[Source code of charts]
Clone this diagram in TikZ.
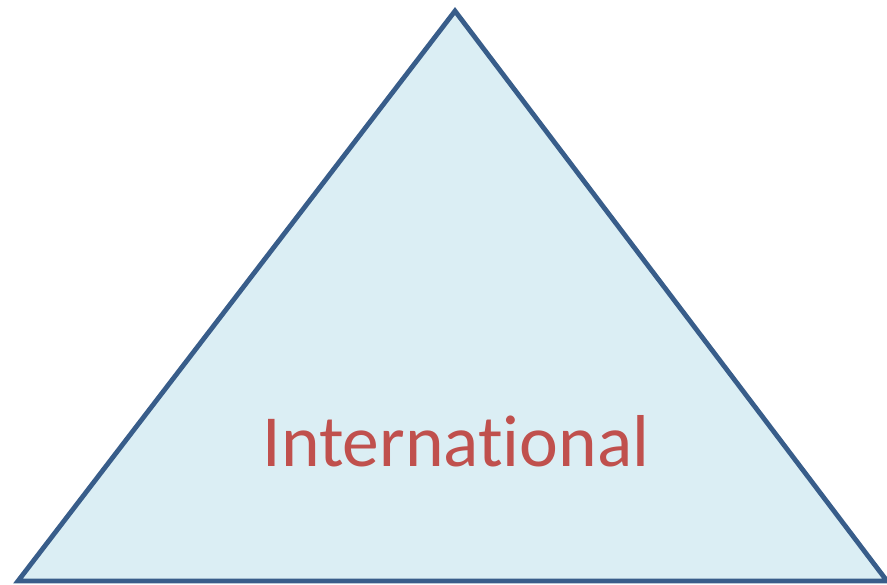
\documentclass[tikz,border=0pt]{standalone}
\usepackage{fontspec}
\setmainfont{Carlito}[Ligatures=CommonOff]
\definecolor{triFill}{HTML}{DBEEF4}
\definecolor{triLine}{HTML}{385D8A}
\definecolor{txtRed}{HTML}{C0504D}
\tikzset{
  tri/.style={fill=triFill, draw=triLine, line width=4.8pt, line join=miter},
  label text/.style={text=txtRed, font=\fontsize{73.5}{80}\selectfont, inner sep=0pt, anchor=base}
}
\begin{document}
\begin{tikzpicture}[x=1pt,y=1pt]
\useasboundingbox (0,0) rectangle (887,-585);
\coordinate (apex) at (455,-11);
\coordinate (bl) at (18,-581);
\coordinate (br) at (887,-581);
\draw[tri] (apex) -- (br) -- (bl) -- cycle;
\node[label text] (intl) at (456,-467) {International};
\end{tikzpicture}
\end{document}
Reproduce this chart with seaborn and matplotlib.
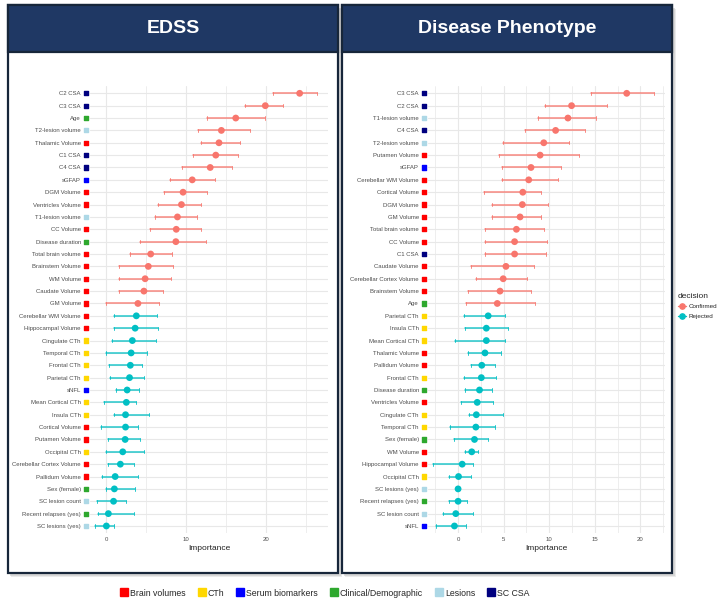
import numpy as np, pandas as pd
import matplotlib; matplotlib.use("Agg")
import matplotlib.pyplot as plt
from matplotlib.patches import Rectangle
from matplotlib.lines import Line2D
from matplotlib.transforms import blended_transform_factory
import seaborn as sns

sns.set_theme(style="white")
plt.rcParams["font.family"] = ["Liberation Sans", "DejaVu Sans"]

# ---------------- data ----------------
edss_feat = ["C2 CSA","C3 CSA","Age","T2-lesion volume","Thalamic Volume","C1 CSA","C4 CSA","sGFAP",
             "DGM Volume","Ventricles Volume","T1-lesion volume","CC Volume","Disease duration",
             "Total brain volume","Brainstem Volume","WM Volume","Caudate Volume","GM Volume",
             "Cerebellar WM Volume","Hippocampal Volume","Cingulate CTh","Temporal CTh","Frontal CTh",
             "Parietal CTh","sNFL","Mean Cortical CTh","Insula CTh","Cortical Volume","Putamen Volume",
             "Occipital CTh","Cerebellar Cortex Volume","Pallidum Volume","Sex (female)","SC lesion count",
             "Recent relapses (yes)","SC lesions (yes)"]
edss_imp = [24.2,19.9,16.2,14.4,14.1,13.7,13.0,10.75,9.6,9.4,8.9,8.75,8.7,5.55,5.25,4.85,4.7,3.95,
            3.75,3.6,3.25,3.1,3.0,2.9,2.6,2.5,2.4,2.4,2.35,2.05,1.75,1.1,1.0,0.9,0.25,0.0]
edss_lo = [20.9,17.3,12.6,11.5,11.8,10.9,9.5,8.0,7.2,6.5,6.1,5.5,4.25,2.9,1.6,1.6,1.55,0.0,
           0.9,1.0,0.7,0.0,0.35,0.4,1.25,-0.25,0.9,-0.7,0.2,0.0,0.15,-0.6,0.0,-1.2,-1.1,-1.4]
edss_hi = [26.4,22.1,19.8,18.0,16.7,16.5,15.7,13.6,12.6,11.9,11.3,11.8,12.5,8.2,8.3,8.05,7.05,6.6,
           6.4,6.5,6.25,5.05,4.4,4.75,4.05,3.7,5.3,3.9,4.25,4.7,3.4,3.95,3.6,2.45,3.45,0.9]
edss_n_conf = 18

phen_feat = ["C3 CSA","C2 CSA","T1-lesion volume","C4 CSA","T2-lesion volume","Putamen Volume","sGFAP",
             "Cerebellar WM Volume","Cortical Volume","DGM Volume","GM Volume","Total brain volume",
             "CC Volume","C1 CSA","Caudate Volume","Cerebellar Cortex Volume","Brainstem Volume","Age",
             "Parietal CTh","Insula CTh","Mean Cortical CTh","Thalamic Volume","Pallidum Volume",
             "Frontal CTh","Disease duration","Ventricles Volume","Cingulate CTh","Temporal CTh",
             "Sex (female)","WM Volume","Hippocampal Volume","Occipital CTh","SC lesions (yes)",
             "Recent relapses (yes)","SC lesion count","sNFL"]
phen_imp = [18.5,12.45,12.05,10.7,9.4,9.0,8.0,7.75,7.1,7.05,6.8,6.4,6.2,6.2,5.25,4.95,4.6,4.3,
            3.3,3.1,3.1,2.95,2.6,2.55,2.35,2.1,2.0,1.95,1.8,1.5,0.45,0.05,0.0,0.0,-0.25,-0.4]
phen_lo = [14.6,9.55,8.75,7.3,4.95,4.5,4.8,4.85,2.85,3.75,3.75,2.95,2.9,3.0,1.4,2.0,1.1,0.9,
           0.6,0.8,-0.3,1.05,1.4,0.7,0.8,0.35,1.15,-0.9,-0.5,0.8,-2.8,-0.95,0.0,-0.95,-1.6,-2.45]
phen_hi = [21.5,16.3,15.1,13.9,12.2,13.25,11.25,11.0,9.15,9.9,9.15,9.45,9.8,9.65,8.35,7.55,7.95,8.45,
           5.2,5.5,5.2,4.75,4.1,4.2,3.7,3.85,4.95,4.05,3.3,2.2,1.6,1.4,0.0,1.0,1.6,0.9]
phen_n_conf = 18

categories = ["Brain volumes","CTh","Serum biomarkers","Clinical/Demographic","Lesions","SC CSA"]
cat_colors = ["#FF0000","#FFD700","#0000FF","#2EA82E","#ADD8E6","#00007F"]
brain_vols = ["Thalamic Volume","DGM Volume","Ventricles Volume","CC Volume","Total brain volume",
              "Brainstem Volume","WM Volume","Caudate Volume","GM Volume","Cerebellar WM Volume",
              "Hippocampal Volume","Cortical Volume","Putamen Volume","Cerebellar Cortex Volume","Pallidum Volume"]
cth = ["Cingulate CTh","Temporal CTh","Frontal CTh","Parietal CTh","Mean Cortical CTh","Insula CTh","Occipital CTh"]
serum = ["sGFAP","sNFL"]
clinical = ["Age","Disease duration","Sex (female)","Recent relapses (yes)"]
lesions = ["T2-lesion volume","T1-lesion volume","SC lesion count","SC lesions (yes)"]
sc_csa = ["C1 CSA","C2 CSA","C3 CSA","C4 CSA"]
cat_of = {}
for c, lst in zip(categories, [brain_vols, cth, serum, clinical, lesions, sc_csa]):
    for f in lst: cat_of[f] = c
col_of = dict(zip(categories, cat_colors))
dec_pal = {"Confirmed": "#F8766D", "Rejected": "#00BFC4"}

def frame(feat, imp, lo, hi, nconf):
    df = pd.DataFrame({"feature": feat, "imp": imp, "lo": lo, "hi": hi})
    df["row"] = np.arange(len(df))
    df["decision"] = ["Confirmed" if i < nconf else "Rejected" for i in range(len(df))]
    df["category"] = df.feature.map(cat_of)
    return df

W, H = 720, 599
def fx(x): return x / W
def fy(y): return 1 - y / H

fig = plt.figure(figsize=(7.2, 5.99), dpi=100)

# panel frames + headers (with a soft drop shadow)
for (x0, x1, title) in [(8, 338, "EDSS"), (342, 672, "Disease Phenotype")]:
    for off, a in [(4, 0.35), (2.5, 0.55)]:
        fig.add_artist(Rectangle((fx(x0 + off - 1), fy(573 + off)), fx(x1 - x0 + 1), (573 - 5) / H,
                                 transform=fig.transFigure, facecolor="#c8c8c8", edgecolor="none",
                                 zorder=-3, alpha=a))
    fig.add_artist(Rectangle((fx(x0), fy(573)), fx(x1 - x0), (573 - 5) / H,
                             transform=fig.transFigure, facecolor="white", edgecolor="#17263a",
                             lw=1.6, zorder=-1))
    fig.add_artist(Rectangle((fx(x0), fy(52)), fx(x1 - x0), (52 - 5) / H,
                             transform=fig.transFigure, facecolor="#1F3864", edgecolor="#17263a",
                             lw=1.6, zorder=1))
    fig.text(fx((x0 + x1) / 2), fy(28.5), title, color="white", fontsize=14, fontweight="bold",
             ha="center", va="center", zorder=3)

panels = [
    (frame(edss_feat, edss_imp, edss_lo, edss_hi, edss_n_conf), [90, 328], (-2.05, 27.75),
     [0, 10, 20], np.arange(-5, 30, 5)),
    (frame(phen_feat, phen_imp, phen_lo, phen_hi, phen_n_conf), [428, 665], (-3.3, 22.7),
     [0, 5, 10, 15, 20], np.arange(-2.5, 25, 2.5)),
]
for df, (px0, px1), xlim, ticks, grid in panels:
    ax = fig.add_axes([fx(px0), fy(533.4), fx(px1 - px0), (533.4 - 85.9) / H])
    ax.set_facecolor("white")
    for s in ax.spines.values(): s.set_visible(False)
    for g in grid:
        ax.axvline(g, color="#E8E8E8", lw=0.8 if g in ticks else 0.5, zorder=0)
    for r in df.row:
        ax.axhline(r, color="#E8E8E8", lw=0.8, zorder=0)
    for _, d in df.iterrows():
        c = dec_pal[d.decision]
        ax.plot([d.lo, d.hi], [d.row, d.row], color=c, lw=1.1, alpha=0.85, zorder=2)
        for e in (d.lo, d.hi):
            ax.plot([e, e], [d.row - 0.13, d.row + 0.13], color=c, lw=0.7, alpha=0.85, zorder=2)
    sns.scatterplot(data=df, x="imp", y="row", hue="decision", palette=dec_pal, s=24,
                    edgecolor="none", legend=False, ax=ax, zorder=3)
    tr = blended_transform_factory(ax.transAxes, ax.transData)
    ax.scatter([-0.017] * len(df), df.row, marker="s", s=9, c=[col_of[c] for c in df.category],
               transform=tr, clip_on=False, zorder=3)
    ax.set_xlim(*xlim); ax.set_ylim(35.6, -0.6)
    ax.set_yticks(df.row); ax.set_yticklabels(df.feature)
    ax.set_xticks(ticks); ax.set_xticklabels([str(t) for t in ticks])
    ax.tick_params(axis="y", length=0, pad=6.5, labelsize=4.3, labelcolor="#4D4D4D")
    ax.tick_params(axis="x", length=0, pad=2.5, labelsize=4.3, labelcolor="#4D4D4D")
    ax.set_xlabel("Importance", fontsize=6, labelpad=2, color="#222222")
    ax.set_ylabel("")

# decision legend
h_dec = [Line2D([0], [0], color=dec_pal[k], marker="o", ms=3.8, lw=1.0) for k in dec_pal]
leg = fig.legend(h_dec, list(dec_pal), title="decision", loc="upper left",
                 bbox_to_anchor=(fx(675), fy(290)), frameon=False, fontsize=4.5, title_fontsize=6,
                 handlelength=1.3, handletextpad=0.5, labelspacing=0.7, borderaxespad=0)
leg._legend_box.align = "left"

# category legend
h_cat = [Line2D([0], [0], color=c, marker="s", ms=5.5, lw=0) for c in cat_colors]
fig.legend(h_cat, categories, loc="center", bbox_to_anchor=(fx(325), fy(593)), ncol=6,
           frameon=False, fontsize=6.3, handlelength=0.8, handletextpad=0.3, columnspacing=1.4,
           borderaxespad=0)

fig.savefig("out.png", dpi=100)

[WHAT TO PRODUCE]:
Copy the lines above exactly, starting at the one with "Reproduce this chart" and ending at the one with "edss_n_conf = 18", both included. Leave out any pictures and add nothing else.

[FINAL RESULT]:
Reproduce this chart with seaborn and matplotlib.
import numpy as np, pandas as pd
import matplotlib; matplotlib.use("Agg")
import matplotlib.pyplot as plt
from matplotlib.patches import Rectangle
from matplotlib.lines import Line2D
from matplotlib.transforms import blended_transform_factory
import seaborn as sns

sns.set_theme(style="white")
plt.rcParams["font.family"] = ["Liberation Sans", "DejaVu Sans"]

# ---------------- data ----------------
edss_feat = ["C2 CSA","C3 CSA","Age","T2-lesion volume","Thalamic Volume","C1 CSA","C4 CSA","sGFAP",
             "DGM Volume","Ventricles Volume","T1-lesion volume","CC Volume","Disease duration",
             "Total brain volume","Brainstem Volume","WM Volume","Caudate Volume","GM Volume",
             "Cerebellar WM Volume","Hippocampal Volume","Cingulate CTh","Temporal CTh","Frontal CTh",
             "Parietal CTh","sNFL","Mean Cortical CTh","Insula CTh","Cortical Volume","Putamen Volume",
             "Occipital CTh","Cerebellar Cortex Volume","Pallidum Volume","Sex (female)","SC lesion count",
             "Recent relapses (yes)","SC lesions (yes)"]
edss_imp = [24.2,19.9,16.2,14.4,14.1,13.7,13.0,10.75,9.6,9.4,8.9,8.75,8.7,5.55,5.25,4.85,4.7,3.95,
            3.75,3.6,3.25,3.1,3.0,2.9,2.6,2.5,2.4,2.4,2.35,2.05,1.75,1.1,1.0,0.9,0.25,0.0]
edss_lo = [20.9,17.3,12.6,11.5,11.8,10.9,9.5,8.0,7.2,6.5,6.1,5.5,4.25,2.9,1.6,1.6,1.55,0.0,
           0.9,1.0,0.7,0.0,0.35,0.4,1.25,-0.25,0.9,-0.7,0.2,0.0,0.15,-0.6,0.0,-1.2,-1.1,-1.4]
edss_hi = [26.4,22.1,19.8,18.0,16.7,16.5,15.7,13.6,12.6,11.9,11.3,11.8,12.5,8.2,8.3,8.05,7.05,6.6,
           6.4,6.5,6.25,5.05,4.4,4.75,4.05,3.7,5.3,3.9,4.25,4.7,3.4,3.95,3.6,2.45,3.45,0.9]
edss_n_conf = 18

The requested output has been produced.